Math 121 - Week 1 Notes

Monday, September 7

This week we’ll start talking about probability theory. Today, we covered most of the material from Section 3.1 in the book.

We started by describing probability models which have two parts:

  1. A set of possible outcomes called the sample space, and
  2. A probability function which assigns a probability to subsets of the sample space (which are called events).

Even if the terminology is new, you are already familiar with probability models. We looked at several examples, such as a coin toss or rolling dice.
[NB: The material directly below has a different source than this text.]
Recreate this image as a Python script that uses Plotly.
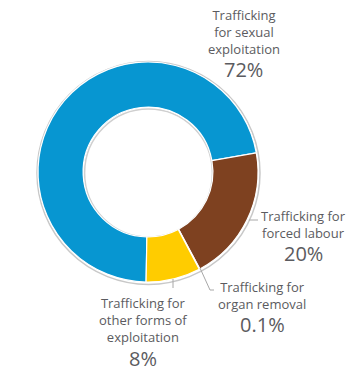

When you have a probability model, you can draw a probability histogram, also known as a probility distribution. We did this in the Probability Distributions Workshop.

Notice in the workshop problem 4(b) uses the notation \(P(X\ge15)\). This is shorthand for “The probability of X being at least 15”. In general, the symbol \(P( )\) will denote the probability of whatever is inside the parentheses.

We also talked about the rules of probability.

Rules of Probability

  1. The probability of an event is always between 0 and 1.
  2. The sum of the probabilities of all of the outcomes in a sample space is 1.
  3. \(P(\text{An event doesn't happen}) = 1 - P(\text{The event happens})\) (Complimentary events rule)
  4. \(P(A \text{ or } B) = P(A) + P(B) - P(A \text{ and } B)\) (Addition Rule)
  5. If \(A\) and \(B\) are independent events, then \(P(A \text{ and } B) = P(A) \cdot P(B)\) (Multiplication rule for independent events)

Two events \(A\) and \(B\) are independent if knowing that one happens has no affect on the probability that the other happens.

We finished by drawing a Venn diagram (like the one below) to illustrate this practice problem:

  1. Suppose that you need to have knee surgery. The surgeon explains the risks to you. There is a 11% chance that the surgery will not fix your knee problem. There is a 4% chance you will get an infection. And there is a 2% chance that both will happen. What is the probability that the surgery succeeds without an infection?
Infection Surgery fails 2% 2% 9%

Wednesday, September 9

Today we introduced tree diagrams as a way to keep the multiplication rule straight. We talked about how to draw a weighted tree diagram, and how to use it to solve probability problems. We did several examples, including this Tree Diagrams workshop.